Usa a los otros pero vuelve a mí
Antes de vivir juntas, teníamos nuestro propio ritual secreto.
Cada fin de semana, sin falta, escapábamos en auto como si el mundo se redujera a esos kilómetros compartidos. Éramos dos mujeres jóvenes, impulsadas por la adrenalina de lo prohibido y la urgencia de encontrarnos. Subíamos a cualquier carretera que nos permitiera ser nosotras, sin máscaras. Nos perdíamos en pueblos, playas, curvas, con la única condición de volver a tiempo el lunes a nuestros respectivos deberes, con el cuerpo bañado de sol y el corazón lleno de silencios que no podíamos contarle a nadie.
Éramos dos cómplices, dos aliadas, dos amantes disfrazadas de amigas.

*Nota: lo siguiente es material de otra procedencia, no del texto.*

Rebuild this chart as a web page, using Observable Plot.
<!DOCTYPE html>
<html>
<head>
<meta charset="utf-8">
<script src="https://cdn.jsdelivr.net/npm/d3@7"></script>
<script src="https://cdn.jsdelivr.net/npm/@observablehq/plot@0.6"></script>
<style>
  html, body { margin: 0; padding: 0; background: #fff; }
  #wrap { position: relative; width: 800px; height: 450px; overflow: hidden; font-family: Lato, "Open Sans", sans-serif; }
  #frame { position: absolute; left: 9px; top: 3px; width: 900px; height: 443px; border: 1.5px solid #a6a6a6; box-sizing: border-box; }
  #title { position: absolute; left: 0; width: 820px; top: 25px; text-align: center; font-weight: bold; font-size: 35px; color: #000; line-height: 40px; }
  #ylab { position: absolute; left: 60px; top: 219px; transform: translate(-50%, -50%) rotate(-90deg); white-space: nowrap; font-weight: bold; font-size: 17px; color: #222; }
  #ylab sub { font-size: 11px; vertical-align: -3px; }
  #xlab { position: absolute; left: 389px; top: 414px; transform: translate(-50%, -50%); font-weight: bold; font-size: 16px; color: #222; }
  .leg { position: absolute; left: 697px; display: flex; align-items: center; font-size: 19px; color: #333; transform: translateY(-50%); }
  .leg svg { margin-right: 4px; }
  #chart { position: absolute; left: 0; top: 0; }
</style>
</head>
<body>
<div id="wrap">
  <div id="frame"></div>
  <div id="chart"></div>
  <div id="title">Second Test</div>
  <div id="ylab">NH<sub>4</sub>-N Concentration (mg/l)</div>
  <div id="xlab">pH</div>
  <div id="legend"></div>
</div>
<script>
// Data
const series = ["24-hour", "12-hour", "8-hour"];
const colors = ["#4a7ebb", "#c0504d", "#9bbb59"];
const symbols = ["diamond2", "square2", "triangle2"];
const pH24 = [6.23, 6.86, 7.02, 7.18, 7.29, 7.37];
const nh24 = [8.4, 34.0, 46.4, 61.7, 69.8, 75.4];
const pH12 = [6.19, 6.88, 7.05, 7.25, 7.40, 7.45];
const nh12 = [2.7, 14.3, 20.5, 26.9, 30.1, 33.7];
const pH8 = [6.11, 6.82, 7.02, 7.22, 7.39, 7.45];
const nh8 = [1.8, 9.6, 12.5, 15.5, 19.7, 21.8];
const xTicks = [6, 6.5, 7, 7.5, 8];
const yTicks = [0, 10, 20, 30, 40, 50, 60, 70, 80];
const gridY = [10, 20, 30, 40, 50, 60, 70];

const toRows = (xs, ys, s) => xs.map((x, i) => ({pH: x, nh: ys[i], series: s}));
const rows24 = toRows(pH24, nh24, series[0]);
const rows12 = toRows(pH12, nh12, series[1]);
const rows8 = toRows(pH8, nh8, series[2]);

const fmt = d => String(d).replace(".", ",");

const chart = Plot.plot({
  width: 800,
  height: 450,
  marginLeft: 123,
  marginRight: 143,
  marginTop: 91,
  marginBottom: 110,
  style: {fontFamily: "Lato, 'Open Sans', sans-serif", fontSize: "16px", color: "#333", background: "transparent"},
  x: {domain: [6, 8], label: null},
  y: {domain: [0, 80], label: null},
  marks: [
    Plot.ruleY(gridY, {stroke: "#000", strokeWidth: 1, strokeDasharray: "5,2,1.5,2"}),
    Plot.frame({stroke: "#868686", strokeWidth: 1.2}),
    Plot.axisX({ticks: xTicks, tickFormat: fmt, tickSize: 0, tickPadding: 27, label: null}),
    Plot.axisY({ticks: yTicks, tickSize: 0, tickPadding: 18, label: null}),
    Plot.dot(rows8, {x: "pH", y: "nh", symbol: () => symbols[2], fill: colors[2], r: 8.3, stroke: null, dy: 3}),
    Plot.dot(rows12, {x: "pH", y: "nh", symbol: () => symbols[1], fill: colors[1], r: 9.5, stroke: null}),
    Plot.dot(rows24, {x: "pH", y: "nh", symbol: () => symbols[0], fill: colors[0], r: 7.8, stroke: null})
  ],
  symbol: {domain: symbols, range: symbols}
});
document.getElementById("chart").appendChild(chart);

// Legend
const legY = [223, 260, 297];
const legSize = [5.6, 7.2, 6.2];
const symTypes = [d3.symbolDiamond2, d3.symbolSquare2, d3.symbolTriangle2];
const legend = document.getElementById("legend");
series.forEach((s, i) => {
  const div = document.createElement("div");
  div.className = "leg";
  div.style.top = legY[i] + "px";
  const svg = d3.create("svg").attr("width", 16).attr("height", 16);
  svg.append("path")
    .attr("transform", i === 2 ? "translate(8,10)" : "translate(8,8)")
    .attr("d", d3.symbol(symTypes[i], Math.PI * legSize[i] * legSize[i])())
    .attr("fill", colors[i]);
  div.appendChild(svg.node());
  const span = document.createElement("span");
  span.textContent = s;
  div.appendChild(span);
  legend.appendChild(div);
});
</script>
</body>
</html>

Y en esos trayectos me convencí de que eso era amor.
Pero cuando finalmente dimos el salto —cuando pasamos de los escapes de fin de semana a compartir la vida diaria bajo un mismo techo— algo empezó a romperse. El secreto que antes nos unía, ahora nos pesaba. Vivirlo ya no era adrenalina, era tensión. Lo que antes era juego, se volvió exigencia. Yo tenía que fingir. Fingir que salía con otros. Fingir que tenía enamorados. Fingir que no me importaba. Era parte de su estrategia: “Sal con ellos… úsalos”, me decía, como si eso quitara culpa o disimulara el deseo.

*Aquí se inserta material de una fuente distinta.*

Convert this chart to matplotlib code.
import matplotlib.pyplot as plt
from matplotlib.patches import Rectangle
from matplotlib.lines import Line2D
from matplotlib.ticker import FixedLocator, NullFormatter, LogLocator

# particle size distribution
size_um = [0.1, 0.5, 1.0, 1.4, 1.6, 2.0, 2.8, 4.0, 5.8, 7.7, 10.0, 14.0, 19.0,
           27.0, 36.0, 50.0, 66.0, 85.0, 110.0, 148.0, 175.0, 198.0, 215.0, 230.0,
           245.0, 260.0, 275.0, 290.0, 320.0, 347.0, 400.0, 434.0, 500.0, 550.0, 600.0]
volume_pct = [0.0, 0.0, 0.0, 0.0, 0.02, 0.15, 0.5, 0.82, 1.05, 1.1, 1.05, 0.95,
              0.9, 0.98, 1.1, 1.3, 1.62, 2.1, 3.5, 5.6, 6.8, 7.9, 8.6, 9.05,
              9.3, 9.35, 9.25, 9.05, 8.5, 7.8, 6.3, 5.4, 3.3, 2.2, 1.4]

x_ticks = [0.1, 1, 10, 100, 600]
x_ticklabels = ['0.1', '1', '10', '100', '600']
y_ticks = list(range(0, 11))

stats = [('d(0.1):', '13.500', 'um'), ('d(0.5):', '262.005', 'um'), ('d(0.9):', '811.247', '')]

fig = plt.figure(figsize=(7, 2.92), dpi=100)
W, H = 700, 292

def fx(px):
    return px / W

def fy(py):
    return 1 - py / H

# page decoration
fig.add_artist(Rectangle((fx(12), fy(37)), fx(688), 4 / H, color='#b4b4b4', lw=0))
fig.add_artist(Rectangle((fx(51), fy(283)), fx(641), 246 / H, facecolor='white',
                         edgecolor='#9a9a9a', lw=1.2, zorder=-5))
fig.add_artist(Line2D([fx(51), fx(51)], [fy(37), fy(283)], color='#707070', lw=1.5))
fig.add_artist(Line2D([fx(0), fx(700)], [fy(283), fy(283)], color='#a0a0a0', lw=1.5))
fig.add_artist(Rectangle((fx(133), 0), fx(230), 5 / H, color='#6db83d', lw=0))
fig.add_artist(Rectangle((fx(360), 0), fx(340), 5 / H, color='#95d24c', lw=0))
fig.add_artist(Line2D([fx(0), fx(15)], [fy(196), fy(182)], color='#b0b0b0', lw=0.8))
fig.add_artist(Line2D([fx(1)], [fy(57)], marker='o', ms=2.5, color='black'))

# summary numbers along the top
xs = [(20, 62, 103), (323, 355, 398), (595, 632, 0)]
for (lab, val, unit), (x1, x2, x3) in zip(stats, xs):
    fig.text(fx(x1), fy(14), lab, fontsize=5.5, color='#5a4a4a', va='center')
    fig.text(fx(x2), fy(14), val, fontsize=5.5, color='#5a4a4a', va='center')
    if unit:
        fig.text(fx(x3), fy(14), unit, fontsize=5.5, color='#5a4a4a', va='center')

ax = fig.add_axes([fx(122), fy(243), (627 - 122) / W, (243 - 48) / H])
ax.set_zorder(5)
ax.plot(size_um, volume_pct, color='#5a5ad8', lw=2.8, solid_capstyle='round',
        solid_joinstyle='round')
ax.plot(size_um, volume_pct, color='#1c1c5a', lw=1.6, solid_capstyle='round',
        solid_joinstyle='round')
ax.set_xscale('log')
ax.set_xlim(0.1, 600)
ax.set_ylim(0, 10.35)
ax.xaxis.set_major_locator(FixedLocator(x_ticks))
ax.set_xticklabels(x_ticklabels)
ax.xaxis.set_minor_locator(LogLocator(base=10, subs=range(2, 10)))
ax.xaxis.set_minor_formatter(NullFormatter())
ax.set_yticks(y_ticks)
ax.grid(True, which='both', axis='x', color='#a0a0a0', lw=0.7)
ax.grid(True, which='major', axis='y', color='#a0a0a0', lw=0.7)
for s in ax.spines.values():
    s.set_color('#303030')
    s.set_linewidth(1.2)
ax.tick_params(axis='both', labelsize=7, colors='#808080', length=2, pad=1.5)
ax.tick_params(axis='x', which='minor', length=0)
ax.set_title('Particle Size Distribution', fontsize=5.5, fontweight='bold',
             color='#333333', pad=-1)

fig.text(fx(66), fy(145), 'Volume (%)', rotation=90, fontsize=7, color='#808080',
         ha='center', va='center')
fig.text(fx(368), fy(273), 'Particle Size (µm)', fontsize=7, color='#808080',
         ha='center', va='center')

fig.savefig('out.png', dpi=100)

Y lo hice. O al menos lo intenté.
Me adapté. Me perdí. Me dolió.
Al principio pensé que era una etapa. Pero no. Era un patrón.
Ella ponía las reglas, y yo trataba de no perderla cumpliéndolas.
Nos sumergimos en una vida rutinaria de pagos, horarios que no coincidían, y silencios cada vez más largos. La pasión se volvió peso. La libertad se volvió jaula. Nuestra diferencia de personalidades, que antes era complemento, ahora era conflicto.
Lo que comenzó como una aventura mágica, se convirtió en un laberinto de control, miedo y simulaciones.
Y ahí entendí que los secretos, cuando se cargan por mucho tiempo, terminan rompiendo lo que vinieron a proteger.